LGR: Vous avez créé votre label Baco Records depuis quelques années maintenant, on constate que vous vous imposez comme incontournable aujourd'hui à ce niveau sur le reggae en France, peux-tu m'en dire un peu plus sur tout ce travail annexe au groupe Danakil ?
Balik: «Ce boulot là est mené de front par Mathieu, qui est notre saxophoniste et membre fondateur du groupe et qui pendant des années était sur scène avec nous; qui a fait son dernier concert officiel au Trianon l'année dernière parce que le travail au label lui prenait tellement de temps... C'est donc lui qui s'occupe du label, avec Ben qui est venu nous rejoindre de chez Music Action pour le pôle tour puis petit à petit on a commencé à diversifier les activités pour étendre les domaines. On a aussi développé un circuit de distribution, aujourd'hui les artistes qui sont chez nous, on s'occupe aussi de les distribuer. On s'occupe également de la gestion du publishing. Tout cela, c'est ce qu'on a appris à faire pour nous avec le temps et en s'entourant de gens, de partenaires qui nous ont appris beaucoup et avec qui on a grandi. Puis à un moment on a repris toutes les clefs car ça a toujours été notre volonté.
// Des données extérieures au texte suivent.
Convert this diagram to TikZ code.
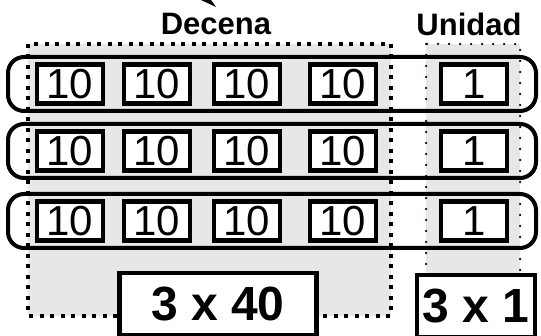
\documentclass[tikz,border=0pt]{standalone}
\usepackage{fontspec}
\setmainfont{Liberation Sans}
\definecolor{fondo}{HTML}{E6E7E8}
\begin{document}
\begin{tikzpicture}[x=1pt, y=-1pt,
  caja/.style={draw, line width=4.5pt, fill=white, minimum width=66pt, minimum height=39pt, inner sep=0pt, font=\fontsize{42}{42}\selectfont},
  fila/.style={draw, line width=4pt, rounded corners=16pt, minimum width=528pt, minimum height=54pt},
  total/.style={draw, line width=4.5pt, fill=white, minimum height=62pt, inner sep=0pt, font=\fontsize{48}{48}\selectfont\bfseries},
  titulo/.style={font=\fontsize{31}{31}\selectfont\bfseries}]
  \useasboundingbox (0,0) rectangle (541,336);
  % columnas de decenas y unidades
  \fill[fondo] (28,44) rectangle (391,316);
  \fill[fondo] (426,44) rectangle (520,275);
  \draw[line width=4.5pt, dash pattern=on 4pt off 6.5pt] (28,44) rectangle (391,316);
  \draw[line width=2.5pt, line cap=round, dash pattern=on 0pt off 11pt] (426,44) rectangle (520,275);
  \node[titulo] (decena) at (216,24) {Decena};
  \node[titulo] (unidad) at (469,24) {Unidad};
  \fill (201,0) -- (216,7) -- (211,0) -- cycle;
  % filas
  \foreach \y/\f in {84/1,151/2,221/3} {
    \node[fila] (fila\f) at (272,\y) {};
    \foreach \x/\c in {70/1,157/2,247/3,343/4}
      \node[caja] (d\f\c) at (\x,\y) {10};
    \node[caja] (u\f) at (474,\y) {1};
  }
  % totales
  \node[total, minimum width=197pt] (t40) at (218,304) {3 x 40};
  \node[total, minimum width=118pt] (t1) at (476,306) {3 x 1};
\end{tikzpicture}
\end{document}
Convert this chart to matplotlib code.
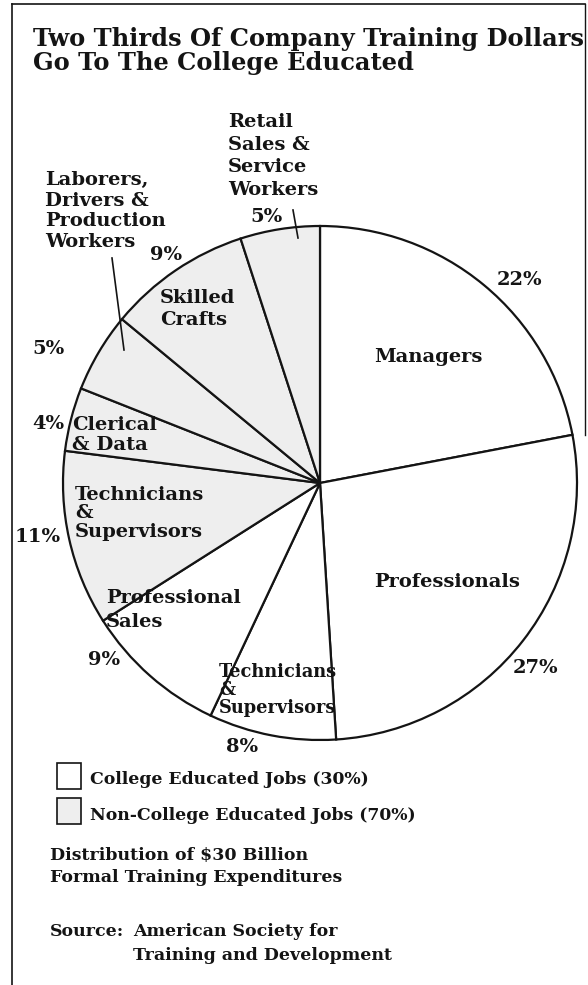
import matplotlib
matplotlib.use("Agg")
import matplotlib.pyplot as plt
from matplotlib.patches import Rectangle

# slices, clockwise from 12 o'clock
categories = ["Managers", "Professionals", "Technicians\n&\nSupervisors",
              "Professional\nSales", "Technicians\n&\nSupervisors",
              "Clerical\n& Data", "Laborers,\nDrivers &\nProduction\nWorkers",
              "Skilled\nCrafts", "Retail\nSales &\nService\nWorkers"]
shares = [22, 27, 8, 9, 11, 4, 5, 9, 5]
college = [True, True, True, True, False, False, False, False, False]
legend_labels = ["College Educated Jobs (30%)", "Non-College Educated Jobs (70%)"]

W, H = 588, 985
WHITE = "white"
GREY = "#eeeeee"
INK = "#141414"
FONT = "DejaVu Serif"

fig = plt.figure(figsize=(W / 100, H / 100), dpi=100)
ax = fig.add_axes([0, 0, 1, 1])


def Y(y):
    # pixel row (from top) -> data y
    return H - y


def txt(x, y, s, size=14, **kw):
    kw.setdefault("va", "center")
    kw.setdefault("ha", "left")
    ax.text(x, Y(y), s, fontsize=size, fontweight="bold", family=FONT,
            color=INK, **kw)


def block(x, y, s, pitch, size=14, **kw):
    # multi-line label, one text per line so the pitch matches the print
    for i, line in enumerate(s.split("\n")):
        txt(x, y + i * pitch, line, size=size, **kw)


colors = [WHITE if c else GREY for c in college]
ax.pie(shares, colors=colors, startangle=90, counterclock=False,
       center=(320, Y(483)), radius=257,
       wedgeprops=dict(edgecolor=INK, linewidth=1.6))

ax.set_xlim(0, W)
ax.set_ylim(0, H)
ax.set_aspect("equal")
ax.axis("off")

# frame
ax.plot([12, 12], [Y(985), Y(4)], color=INK, lw=1.2)
ax.plot([12, 585], [Y(4), Y(4)], color=INK, lw=1.2)
ax.plot([585, 585], [Y(4), Y(435)], color=INK, lw=1.0)

# title
block(33, 39, "Two Thirds Of Company Training Dollars\nGo To The College Educated",
      24, size=17.4)

# slice labels
txt(428, 357, categories[0], ha="center")
txt(519, 280, "22%", ha="center")
txt(447, 582, categories[1], ha="center")
txt(535, 668, "27%", ha="center")
block(219, 672, categories[2], 18, size=12.8)
txt(242, 747, "8%", ha="center")
block(106, 598, categories[3], 24)
txt(104, 660, "9%", ha="center")
block(75, 495, categories[4], 18.5)
txt(38, 537, "11%", ha="center")
block(72, 425, categories[5], 20)
txt(48, 424, "4%", ha="center")
block(45, 180, categories[6], 20.7)
txt(48, 349, "5%", ha="center")
block(160, 298, categories[7], 22)
txt(166, 255, "9%", ha="center")
block(228, 122, categories[8], 22.7)
txt(266, 217, "5%", ha="center")

# leader lines
ax.plot([293, 298], [Y(210), Y(238)], color=INK, lw=1.2)
ax.plot([112, 124], [Y(258), Y(350)], color=INK, lw=1.2)

# legend
for i, (lab, fc) in enumerate(zip(legend_labels, [WHITE, GREY])):
    y0 = 763 + i * 35
    ax.add_patch(Rectangle((57, Y(y0 + 26)), 24, 26, facecolor=fc,
                           edgecolor=INK, lw=1.2))
    txt(90, y0 + 17, lab, size=12.4)

block(50, 855, "Distribution of $30 Billion\nFormal Training Expenditures",
      22, size=12.5)
txt(50, 932, "Source:", size=12.5)
block(133, 932, "American Society for\nTraining and Development", 23, size=12.5)

fig.savefig("out.png", dpi=100)
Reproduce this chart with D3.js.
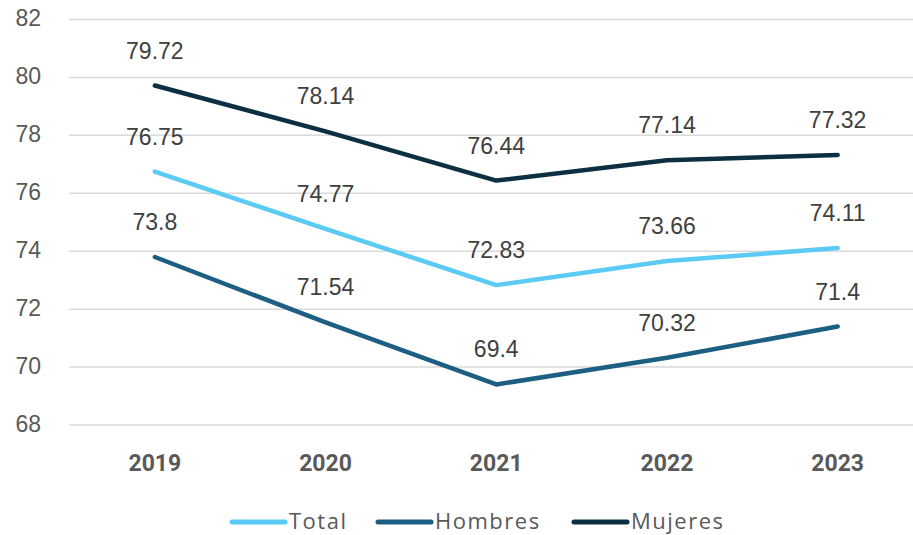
<!DOCTYPE html>
<html><head><meta charset="utf-8">
<script src="https://cdn.jsdelivr.net/npm/d3@7"></script>
<style>body{margin:0;background:#fff}svg{display:block}</style>
</head><body>
<svg id="chart" width="913" height="535"></svg>
<script>
const years = ["2019","2020","2021","2022","2023"];
const total = [76.75, 74.77, 72.83, 73.66, 74.11];
const hombres = [73.8, 71.54, 69.4, 70.32, 71.4];
const mujeres = [79.72, 78.14, 76.44, 77.14, 77.32];
const yTicks = [68,70,72,74,76,78,80,82];
const seriesNames = ["Total","Hombres","Mujeres"];
const seriesColors = ["#5BCBF5","#1C5F82","#0C2F42"];

const series = [
  {name: seriesNames[0], values: total, color: seriesColors[0]},
  {name: seriesNames[1], values: hombres, color: seriesColors[1]},
  {name: seriesNames[2], values: mujeres, color: seriesColors[2]}
];

const svg = d3.select("#chart");
const x = d3.scaleBand().domain(years).range([69.5, 923]);
const y = d3.scaleLinear().domain([68, 82]).range([425, 19.5]);
const cx = d => x(d) + x.bandwidth()/2;

// gridlines
svg.append("g").selectAll("line").data(yTicks).join("line")
  .attr("x1", 69).attr("x2", 913)
  .attr("y1", d => y(d)).attr("y2", d => y(d))
  .attr("stroke", "#d9d9d9").attr("stroke-width", 1.5);

// y tick labels
svg.append("g").selectAll("text").data(yTicks).join("text")
  .attr("x", 41).attr("y", d => y(d) + 6.5)
  .attr("text-anchor", "end")
  .attr("font-family", "Liberation Sans, Arial, sans-serif")
  .attr("font-size", 23).attr("fill", "#595959")
  .text(d => d);

// x labels
svg.append("g").selectAll("text").data(years).join("text")
  .attr("x", d => cx(d)).attr("y", 471)
  .attr("text-anchor", "middle")
  .attr("font-family", "Roboto, sans-serif").attr("font-weight", "bold")
  .attr("font-size", 23).attr("fill", "#595959")
  .text(d => d);

const line = d3.line().x((v,i) => cx(years[i])).y(v => y(v));

series.forEach(s => {
  svg.append("path").datum(s.values)
    .attr("d", line).attr("fill", "none")
    .attr("stroke", s.color).attr("stroke-width", 4.5)
    .attr("stroke-linecap", "round").attr("stroke-linejoin", "round");
});

series.forEach(s => {
  svg.append("g").selectAll("text").data(s.values).join("text")
    .attr("x", (v,i) => cx(years[i])).attr("y", v => y(v) - 27)
    .attr("text-anchor", "middle")
    .attr("font-family", "Liberation Sans, Arial, sans-serif")
    .attr("font-size", 23).attr("fill", "#404040")
    .text(v => v);
});

// legend
const legendX = [230, 376, 572];
const lg = svg.append("g");
series.forEach((s, i) => {
  lg.append("line").attr("x1", legendX[i] + 2).attr("x2", legendX[i] + 55)
    .attr("y1", 522).attr("y2", 522)
    .attr("stroke", s.color).attr("stroke-width", 5).attr("stroke-linecap", "round");
  lg.append("text").attr("x", legendX[i] + 59).attr("y", 528.5)
    .attr("font-family", "Open Sans, sans-serif").attr("font-size", 22)
    .attr("letter-spacing", 1.5)
    .attr("fill", "#595959").text(s.name);
});
</script>
</body></html>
Aujourd'hui, on essaie d'organiser cela, de tendre à devenir une maison de disque familiale et de faire pour tous les artistes qui sont chez nous comme je te le disais tout à l'heure par rapport aux featuring, aux choix etc... Il y a beaucoup d'univers différents, différentes nationalités entre Natty Jean qui est Sénégalais, Nattali Rize qui est Australienne, Phases Cachées à Paris, Protoje en Jamaïque, Groundation aux États Unis, et on s'occupe de chacun avec proximité. C'est super, c'est une très belle aventure, et c'est bon aussi de sentir qu'avec le temps, en prenant de l'âge, que l'on passe de l'autre coté du truc, ça donne une vision pérenne de notre mission dans la musique même au delà de Danakil qu'on envisage pas du tout d'arrêter. C'est intéressant de vieillir au delà de son propre projet musical. De plus, tous ces groupes se nourrissent un peu les uns des autres, quand on fait des plateaux avec ces artistes, ça attire le public des uns vers celui des autres et on essaye d'établir une cohérence entre les artistes du label. En tout cas on s'amuse bien et on est très fier de cette histoire.»
« En tout cas on s'amuse bien et on est très fier de cette histoire. »
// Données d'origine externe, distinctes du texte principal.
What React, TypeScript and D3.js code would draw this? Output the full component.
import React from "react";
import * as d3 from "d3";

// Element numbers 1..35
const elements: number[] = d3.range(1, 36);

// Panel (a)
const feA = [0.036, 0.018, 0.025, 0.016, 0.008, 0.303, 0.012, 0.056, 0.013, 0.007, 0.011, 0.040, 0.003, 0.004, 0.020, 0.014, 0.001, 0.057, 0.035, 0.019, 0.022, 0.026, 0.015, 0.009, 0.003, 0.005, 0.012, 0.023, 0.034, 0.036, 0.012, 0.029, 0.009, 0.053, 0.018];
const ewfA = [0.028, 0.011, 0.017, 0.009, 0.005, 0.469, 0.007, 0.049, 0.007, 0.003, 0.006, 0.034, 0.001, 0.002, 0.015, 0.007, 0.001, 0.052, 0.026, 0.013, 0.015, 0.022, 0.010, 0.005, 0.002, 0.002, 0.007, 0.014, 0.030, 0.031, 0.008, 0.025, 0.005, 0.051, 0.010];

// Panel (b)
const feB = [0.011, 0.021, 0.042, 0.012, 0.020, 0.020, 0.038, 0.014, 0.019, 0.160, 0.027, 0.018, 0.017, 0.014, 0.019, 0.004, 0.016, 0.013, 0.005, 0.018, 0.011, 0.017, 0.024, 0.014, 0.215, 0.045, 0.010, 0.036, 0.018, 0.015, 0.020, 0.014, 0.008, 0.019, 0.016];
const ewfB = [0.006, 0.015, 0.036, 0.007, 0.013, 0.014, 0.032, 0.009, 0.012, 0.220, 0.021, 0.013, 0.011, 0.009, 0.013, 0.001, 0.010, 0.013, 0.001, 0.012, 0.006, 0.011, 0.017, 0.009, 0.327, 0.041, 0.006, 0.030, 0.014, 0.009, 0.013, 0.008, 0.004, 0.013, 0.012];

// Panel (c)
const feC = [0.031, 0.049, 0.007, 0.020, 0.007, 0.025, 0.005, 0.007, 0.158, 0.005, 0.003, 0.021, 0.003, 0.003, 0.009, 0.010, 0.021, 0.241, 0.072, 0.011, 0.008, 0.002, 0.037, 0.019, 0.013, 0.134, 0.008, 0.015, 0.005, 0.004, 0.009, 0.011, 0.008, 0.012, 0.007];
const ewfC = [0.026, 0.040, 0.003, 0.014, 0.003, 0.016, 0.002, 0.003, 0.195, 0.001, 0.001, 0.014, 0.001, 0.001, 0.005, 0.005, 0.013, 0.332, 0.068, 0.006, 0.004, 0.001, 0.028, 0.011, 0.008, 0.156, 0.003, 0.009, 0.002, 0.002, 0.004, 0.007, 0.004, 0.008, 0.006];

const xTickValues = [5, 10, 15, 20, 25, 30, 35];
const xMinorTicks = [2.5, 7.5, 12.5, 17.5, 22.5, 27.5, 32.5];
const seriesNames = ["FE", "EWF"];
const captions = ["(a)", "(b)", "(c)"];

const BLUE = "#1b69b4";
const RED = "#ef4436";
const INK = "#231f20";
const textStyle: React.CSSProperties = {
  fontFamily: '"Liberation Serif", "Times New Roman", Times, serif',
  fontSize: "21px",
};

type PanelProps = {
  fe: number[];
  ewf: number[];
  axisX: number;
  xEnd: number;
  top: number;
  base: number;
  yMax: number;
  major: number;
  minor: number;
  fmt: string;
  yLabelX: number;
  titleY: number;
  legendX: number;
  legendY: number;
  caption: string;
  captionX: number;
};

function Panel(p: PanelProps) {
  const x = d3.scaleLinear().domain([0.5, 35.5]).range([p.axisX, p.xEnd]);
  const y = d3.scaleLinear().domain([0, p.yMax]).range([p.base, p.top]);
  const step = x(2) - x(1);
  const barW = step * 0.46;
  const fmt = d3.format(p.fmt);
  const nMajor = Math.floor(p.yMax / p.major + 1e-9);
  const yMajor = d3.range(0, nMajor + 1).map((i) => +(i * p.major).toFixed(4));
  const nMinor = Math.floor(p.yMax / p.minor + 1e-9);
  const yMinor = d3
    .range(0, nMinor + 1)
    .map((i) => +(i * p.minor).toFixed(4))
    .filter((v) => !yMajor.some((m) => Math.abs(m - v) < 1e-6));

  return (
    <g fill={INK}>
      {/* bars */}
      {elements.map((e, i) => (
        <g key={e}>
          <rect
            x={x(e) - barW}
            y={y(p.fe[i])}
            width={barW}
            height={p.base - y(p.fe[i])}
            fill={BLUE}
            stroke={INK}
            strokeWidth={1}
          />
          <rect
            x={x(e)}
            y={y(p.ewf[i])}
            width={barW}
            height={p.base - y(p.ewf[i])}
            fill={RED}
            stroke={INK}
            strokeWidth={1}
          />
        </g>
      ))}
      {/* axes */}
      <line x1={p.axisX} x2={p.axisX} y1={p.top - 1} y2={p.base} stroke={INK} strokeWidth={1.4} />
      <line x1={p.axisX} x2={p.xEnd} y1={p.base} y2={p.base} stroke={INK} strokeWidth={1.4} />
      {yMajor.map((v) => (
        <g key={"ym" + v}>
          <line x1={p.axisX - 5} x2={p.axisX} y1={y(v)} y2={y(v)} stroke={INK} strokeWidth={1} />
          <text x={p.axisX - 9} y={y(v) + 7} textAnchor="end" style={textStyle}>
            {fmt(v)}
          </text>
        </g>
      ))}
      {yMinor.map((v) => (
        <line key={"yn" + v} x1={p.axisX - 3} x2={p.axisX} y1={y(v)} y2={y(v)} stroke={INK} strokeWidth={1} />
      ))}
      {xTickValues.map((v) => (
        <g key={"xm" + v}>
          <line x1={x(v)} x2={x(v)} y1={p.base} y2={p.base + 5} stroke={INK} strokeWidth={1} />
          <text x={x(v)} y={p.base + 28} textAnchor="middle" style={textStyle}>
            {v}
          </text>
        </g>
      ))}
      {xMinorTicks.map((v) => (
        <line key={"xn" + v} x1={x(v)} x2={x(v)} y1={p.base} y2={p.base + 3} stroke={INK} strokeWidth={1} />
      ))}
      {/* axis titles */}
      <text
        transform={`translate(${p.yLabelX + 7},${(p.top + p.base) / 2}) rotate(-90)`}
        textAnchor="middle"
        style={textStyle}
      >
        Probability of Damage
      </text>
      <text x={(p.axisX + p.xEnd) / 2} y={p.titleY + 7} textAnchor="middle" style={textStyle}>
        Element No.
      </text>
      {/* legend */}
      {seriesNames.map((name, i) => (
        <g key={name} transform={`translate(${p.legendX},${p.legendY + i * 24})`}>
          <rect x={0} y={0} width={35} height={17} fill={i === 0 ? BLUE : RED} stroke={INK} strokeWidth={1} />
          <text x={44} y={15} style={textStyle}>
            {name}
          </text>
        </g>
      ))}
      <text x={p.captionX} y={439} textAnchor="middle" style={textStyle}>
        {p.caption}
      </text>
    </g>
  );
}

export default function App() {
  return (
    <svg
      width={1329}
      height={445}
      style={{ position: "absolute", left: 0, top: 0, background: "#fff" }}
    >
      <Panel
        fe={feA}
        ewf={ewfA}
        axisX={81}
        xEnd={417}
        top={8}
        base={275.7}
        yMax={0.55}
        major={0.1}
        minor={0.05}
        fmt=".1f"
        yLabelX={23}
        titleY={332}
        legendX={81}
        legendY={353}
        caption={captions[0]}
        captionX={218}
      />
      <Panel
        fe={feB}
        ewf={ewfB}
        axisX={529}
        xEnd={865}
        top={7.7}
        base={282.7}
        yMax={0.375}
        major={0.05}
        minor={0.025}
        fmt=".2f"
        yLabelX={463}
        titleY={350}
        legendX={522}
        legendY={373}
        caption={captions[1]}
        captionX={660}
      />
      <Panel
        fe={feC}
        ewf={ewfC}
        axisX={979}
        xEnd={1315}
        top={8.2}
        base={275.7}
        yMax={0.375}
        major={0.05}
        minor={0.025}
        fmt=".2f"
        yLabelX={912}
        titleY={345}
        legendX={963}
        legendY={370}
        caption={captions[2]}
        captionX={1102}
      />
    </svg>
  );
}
LGR: Merci d'avoir répondu à toutes mes questions avec profondeur et sincérité, j'en ai presque terminé, as-tu un dernier mot pour les lecteurs et auditeurs de La Grosse Radio Reggae?
Balik: «Et bien c'est toujours le même dernier mot, c'est comme cela qu'on termine; MERCI à ceux qui poussent, qui soutiennent, les auditeurs, les médias associatifs grâce auxquels avec le temps on a réussi à être présent dans toutes les villes, le bouche à oreille a fonctionné. C'est très important, c'est invisible, c'est un vrai travail de fourmis, mais c'est réel, c'est concret et donc toutes ces radios je les remercie car depuis les années 2000 on fait des Interviews dans ces radios, depuis les premiers moments. Je kiff cela car c'est les GENS, ce n'est pas les contrats, c'est des gens qui ont des boulots à coté, qui ont des vies à coté, qui font ça par passion et du coup ils n'ont pas d'intérêt à ne s'intéresser qu'aux sorties des grosses majors, on a toujours eu un lien particulier avec ces médias là. Donc voilà, on vous remercie!»